А если из взрослой позиции с воспитателями, учителями разговаривать, так совсем другой идет тон и другая беседа. Я разговаривала по-взрослому с этой музработницей, и она даже растерялась. «Ну что вы, не переживайте, я Паше сказала, я не буду маму ругать», – говорит она такой текст. Она меня будет ругать – она мне кто? Она привыкла быть старшей и ругаться сверху вниз, а в нашем разговоре нет старших. Она не может поменять свою «роль», ну и ладно. Главное, мне самой сохранять взрослую позицию.
Если мы общаемся из детской зависимой позиции – то очень страшно, когда нас ругают «взрослые». Если мы в подростковой позиции – то все, что говорит «взрослый», мы обязаны раскритиковать, и вообще должны показать, что мы гораздо умнее, а он – идиот. Но все равно очень страшно: «подросток» тоже зависим от «взрослого». А если мы сами – взрослые, со своим видением, своими правилами, которые могут не совпадать с видением и правилами другого взрослого, тогда можно обсуждать, как сделать так, чтобы ваше и наше видение, правила, ценности могли сосуществовать, никого из нас не ущемляя. В общем, взрослые умеют договариваться из равных позиций.
Точно. Когда я воспринимаю в штыки какую-то реакцию воспитательницы, человека с улицы или своих близких друзей относительно стратегии воспитания, я себя чувствую ребенком.
И поэтому тебе страшно очень: они же могут с тобой что-то сделать. А если ты вспомнишь, что ты взрослая, то ты можешь сама оценивать, сама решать, сама выдвигать встречные претензии. Вот просто: «Знаете что, а меня ваши условия не устраивают».
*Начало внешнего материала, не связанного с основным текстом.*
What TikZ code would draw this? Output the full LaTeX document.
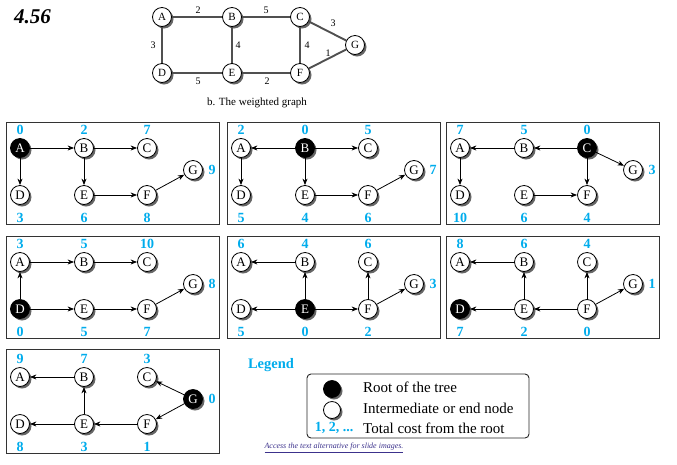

Еще пример из детского сада. Мы опаздываем с Пашей, выходит сотрудница садика и мне без предисловий, без «здрасьте», с таким «наездом» говорит:
– Мы будем закрывать двери в девять часов.
– Да? Нам очень это неудобно.
И это я говорю из взрослой позиции, без страха и стыда. Она мне свои правила, а я говорю: «А они мне не подходят». И уже она в какой-то растерянности, потому что я не сказала: «Да-да-да-да, мы будем спешить» или «Ну пожалуйста, не закрывайте». Я говорю: «Слушайте, и что ж мы будем делать?» (То есть: как же нам договориться?) И потом говорю ей: «А в договоре разве написано, что вы имеете право на это?» Она говорит: «Нет». Совсем уже растерявшаяся. Я говорю: «Ну, тогда вы не можете закрыть». И все. Спокойно, мило улыбаясь.
Тут она переходит на другой тон: она уже мне не «мамка» или «училка», которая может меня отчитать и наказать за опоздания, и вроде она поняла, что я не ее «ребенок». И она говорит: «Вы понимаете, это так мешает, когда опаздывают на занятия». Я говорю: «Да, понимаю. Давайте, мы, если опаздываем на занятия, не будем заходить». Все, договорились, понимаешь? Я услышала ее, она услышала меня. И это равные позиции.
Я прекрасно понимаю, как страшно бывает ответить. Потому что мой «внутренний ребенок» тоже очень пугался, когда ругают, а «внутренний подросток» стремился в ответ сразу так сказать: «Да пошла ты…» Очень мне знакомо это изнутри.
Теперь, когда я «подросла» и помню, что я взрослая, я перестала бояться и «агрессировать» на воспитателей, учителей и других родителей. И перевоспитывать мне их тоже совсем не хочется. У них может быть одно видение моего ребенка, у меня может быть другое. И я об этом говорю.
Родителям важно быть взрослыми, важно учиться защищать интересы ребенка и свои. А если это пока не получается, то хотя бы «не добавлять» ребенку вслед за воспитателями, учителями, бабушками, случайными прохожими критики, замечаний, стыда.
Важно быть на стороне ребенка. Если есть кто-то, кто всегда на твоей стороне, жить в одном мире даже с очень разными и неприятными людьми не так уж и страшно.